В вагоне сразу же погасили свет, но там все переходили с места на место люди, слышалась музыка, и озабоченно хлопали дверьми молодые пьяные парни, готовые, казалось, неутомимо бежать из вагона в вагон до самой Москвы. "Сидячий" поезд "Юность" словно увозил в себе часть вокзальной суеты, чтобы выплеснуть ее в праздничную столицу, и Алексей, опасаясь шумного соседства, все стоял в тамбуре.
Впрочем и тут его не оставляли одного, но он стал вдруг равнодушен ко всему, и те, кто выходил в тамбур курить, выяснять отношения, пить вино или обниматься, производили на него не большее впечатление, чем дом, мелькнувший за окном с чьей-то желто–теплившейся жизнью.

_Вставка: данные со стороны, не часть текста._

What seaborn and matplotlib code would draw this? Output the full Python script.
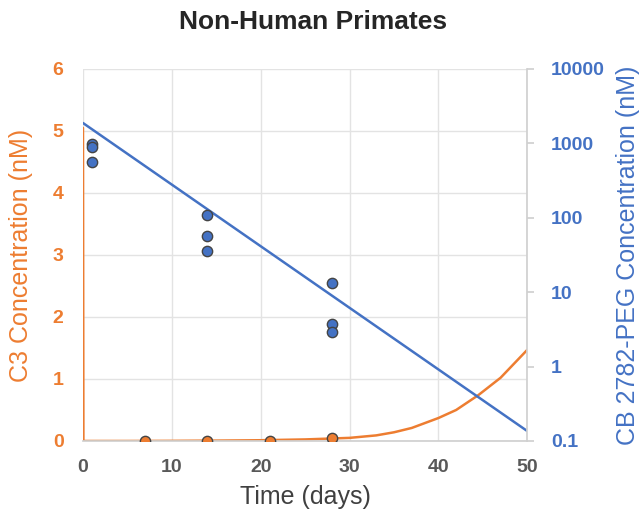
import numpy as np
import pandas as pd
import matplotlib
matplotlib.use("Agg")
import matplotlib.pyplot as plt
import seaborn as sns

# C3 concentration (left axis, nM)
c3_days = [7, 14, 21, 28]
c3_conc = [0.0, 0.0, 0.0, 0.05]
c3_fit_days = [0, 0.05, 5, 10, 15, 20, 25, 28, 30, 33, 35, 37, 40, 42, 44.5, 47, 50]
c3_fit_conc = [5.05, 0.0, 0.0, 0.002, 0.006, 0.012, 0.025, 0.04, 0.05, 0.09, 0.14,
               0.21, 0.37, 0.5, 0.74, 1.02, 1.47]

# CB 2782-PEG concentration (right axis, nM, log)
peg_days = [1, 1, 1, 14, 14, 14, 28, 28, 28]
peg_conc = [980, 900, 560, 109, 57, 36, 13.3, 3.7, 2.9]
peg_fit_days = [0, 50]
peg_fit_conc = [1880, 0.136]

orange = "#ED7D31"
blue = "#4472C4"

sns.set_theme(style="white")
plt.rcParams['font.family'] = ['Liberation Sans', 'DejaVu Sans']

fig = plt.figure(figsize=(6.43, 5.21), dpi=100)
ax = fig.add_axes([0.129, 0.1536, 0.691, 0.714])
ax2 = ax.twinx()

# left axis: C3
sns.lineplot(x=c3_fit_days, y=c3_fit_conc, ax=ax, color=orange, lw=1.8, sort=False)
sns.scatterplot(x=c3_days, y=c3_conc, ax=ax, color=orange, s=55,
                edgecolor="#444444", linewidth=1, zorder=5)

# right axis: PEG
sns.lineplot(x=peg_fit_days, y=peg_fit_conc, ax=ax2, color=blue, lw=1.8)
sns.scatterplot(x=peg_days, y=peg_conc, ax=ax2, color=blue, s=55,
                edgecolor="#444444", linewidth=1, zorder=5)

ax.set_xlim(0, 50)
ax.set_ylim(0, 6)
ax.set_xticks([0, 10, 20, 30, 40, 50])
ax.set_yticks(range(0, 7))
ax2.set_yscale("log")
ax2.set_ylim(0.1, 10000)
ax2.set_yticks([0.1, 1, 10, 100, 1000, 10000])
ax2.set_yticklabels(["0.1", "1", "10", "100", "1000", "10000"])
ax2.minorticks_off()

ax.grid(True, color="#e3e3e3", lw=1)
ax2.grid(False)
ax.set_axisbelow(True)

for a in (ax, ax2):
    for s in ["top", "left"]:
        a.spines[s].set_visible(False)
    a.spines["bottom"].set_color("#d0d0d0")
    a.spines["right"].set_color("#d0d0d0")
ax2.spines["left"].set_visible(False)
ax2.spines["bottom"].set_visible(False)
ax.spines["right"].set_visible(False)

ax.tick_params(axis="x", colors="#595959", labelsize=14, length=0, pad=13)
ax.tick_params(axis="y", colors=orange, labelsize=14, length=0, pad=14)
ax2.tick_params(axis="y", colors=blue, labelsize=14, length=5, pad=12,
                color="#d0d0d0", direction="out")
for lab in ax.get_yticklabels() + ax2.get_yticklabels() + ax.get_xticklabels():
    lab.set_fontweight("bold")

ax.set_xlabel("Time (days)", fontsize=18, color="#404040", va="center")
ax.set_ylabel("C3 Concentration (nM)", fontsize=18, color=orange, va="center")
ax2.set_ylabel("CB 2782-PEG Concentration (nM)", fontsize=18, color=blue, va="center")
ax.xaxis.set_label_coords(0.5, -0.151)
ax.yaxis.set_label_coords(-0.14, 0.5)
ax2.yaxis.set_label_coords(1.227, 0.5)

fig.text(0.487, 0.958, "Non-Human Primates", fontsize=19, fontweight="bold",
         color="#262626", ha="center", va="center")

fig.savefig("out.png", dpi=100)
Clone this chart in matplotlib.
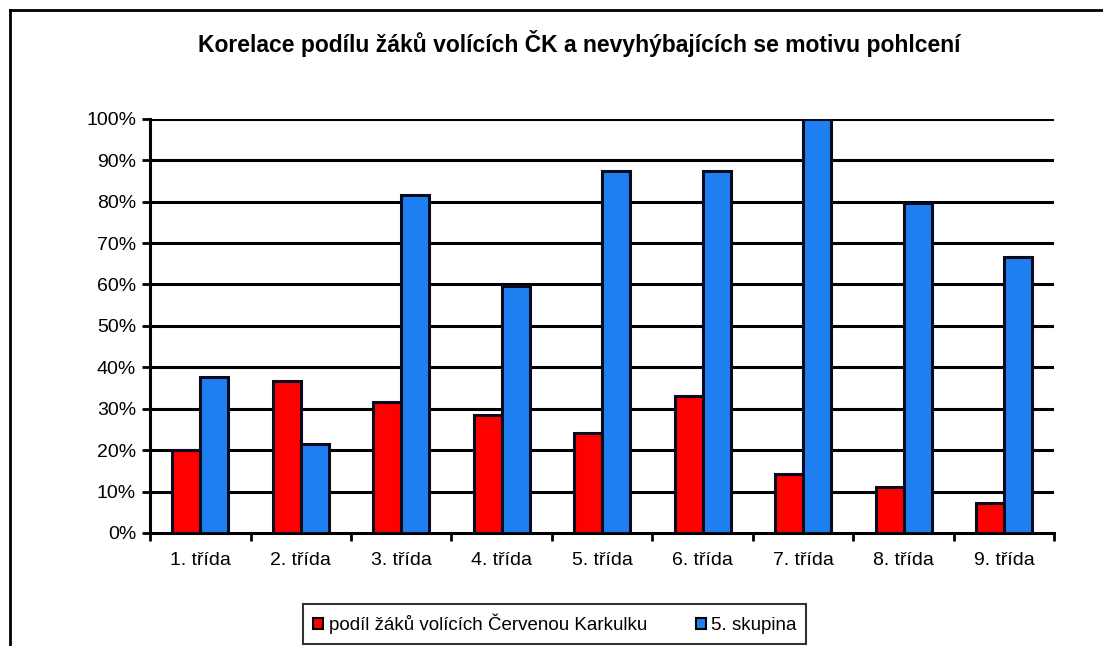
import matplotlib
matplotlib.use("Agg")
import matplotlib.pyplot as plt
from matplotlib.patches import Patch
from matplotlib.lines import Line2D
import numpy as np

categories = ["1. třída", "2. třída", "3. třída", "4. třída", "5. třída",
              "6. třída", "7. třída", "8. třída", "9. třída"]
podil_ck = [20, 36.8, 31.7, 28.5, 24.2, 33.0, 14.3, 11.2, 7.3]
skupina5 = [37.6, 21.4, 81.6, 59.6, 87.3, 87.4, 100, 79.8, 66.7]
yticks = [0, 10, 20, 30, 40, 50, 60, 70, 80, 90, 100]
ytick_labels = [f"{v}%" for v in yticks]
series_names = ["podíl žáků volících Červenou Karkulku", "5. skupina"]
title = "Korelace podílu žáků volících ČK a nevyhýbajících se motivu pohlcení"

plt.rcParams['font.family'] = ['Liberation Sans', 'DejaVu Sans']

fig = plt.figure(figsize=(11.03, 6.46), dpi=100)
ax = fig.add_axes([0.136, 0.175, 0.820, 0.641])

x = np.arange(len(categories))
w = 0.28
red = "#FF0000"
blue = "#1E80F0"
ax.bar(x - w / 2, podil_ck, w, color=red, edgecolor="#0a0a1e", linewidth=2.2, zorder=3)
ax.bar(x + w / 2, skupina5, w, color=blue, edgecolor="#0a0a1e", linewidth=2.2, zorder=3)

ax.set_xlim(-0.5, len(categories) - 0.5)
ax.set_ylim(0, 100)
ax.set_yticks(yticks)
ax.set_yticklabels(ytick_labels, fontsize=14)
ax.set_xticks(x)
ax.set_xticklabels(categories, fontsize=14)
ax.tick_params(axis='x', length=0, pad=14)
ax.set_xticks(np.arange(-0.5, len(categories), 1), minor=True)
ax.tick_params(axis='x', which='minor', length=6, width=2, direction='out')
ax.tick_params(axis='y', length=6, width=2, direction='out', pad=4)

for v in yticks[1:]:
    ax.axhline(v, color="black", linewidth=2.2, zorder=1)

for s in ["top", "right"]:
    ax.spines[s].set_visible(False)
ax.spines["left"].set_linewidth(2.2)
ax.spines["bottom"].set_linewidth(2.2)

fig.text(0.525, 0.933, title, ha="center", va="center", fontsize=16.5, fontweight="bold")

handles = [Patch(facecolor=red, edgecolor="black", linewidth=1.5),
           Patch(facecolor=blue, edgecolor="black", linewidth=1.5)]
leg = fig.legend(handles, series_names, loc="center", bbox_to_anchor=(0.503, 0.034),
                 ncol=2, fontsize=13.5, frameon=True, fancybox=False,
                 handlelength=0.55, handleheight=0.55, handletextpad=0.3,
                 columnspacing=2.6, borderpad=0.5)
leg.get_frame().set_edgecolor("black")
leg.get_frame().set_linewidth(1.5)

# outer chart border
fig.add_artist(Line2D([0.009, 1.0], [0.985, 0.985], transform=fig.transFigure,
                      color="black", linewidth=2))
fig.add_artist(Line2D([0.009, 0.009], [0.0, 0.985], transform=fig.transFigure,
                      color="black", linewidth=2))

fig.savefig("out.png", dpi=100)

Он будто очнулся в театре абсурда, где ему показывали одну за другой странные, не имевшие конца сцены. Он думал опять о своем детстве, и все, что было между "первым" его прошлым и сегодняшним днем, представлялось ему ненастоящим, ненужным и неважным. Будто кто-то другой говорил там и двигался за него, изображая живого человека, никогда ничего не переживая. Даже развод родителей, он чувствовал это, в самой глубине души оставил его равнодушным. Он не находил в себе ни любви, ни привязанности — ничего из того, что составляет обычную "нервную ткань". "Будто жизнь моя сложилась уже давно, задолго до того, как я начал осознавать себя, и все это время я не развивался, а только отбрасывал все лишнее", — думал он.
За окном тамбура реже замелькали черные формы деревьев, в расступившемся синем мраке блеснула вода, дразня догадкой, и стало опять темно. Только по насыпи, словно чье-то назойливое любопытство, уныло прыгали за вагоном полосы света.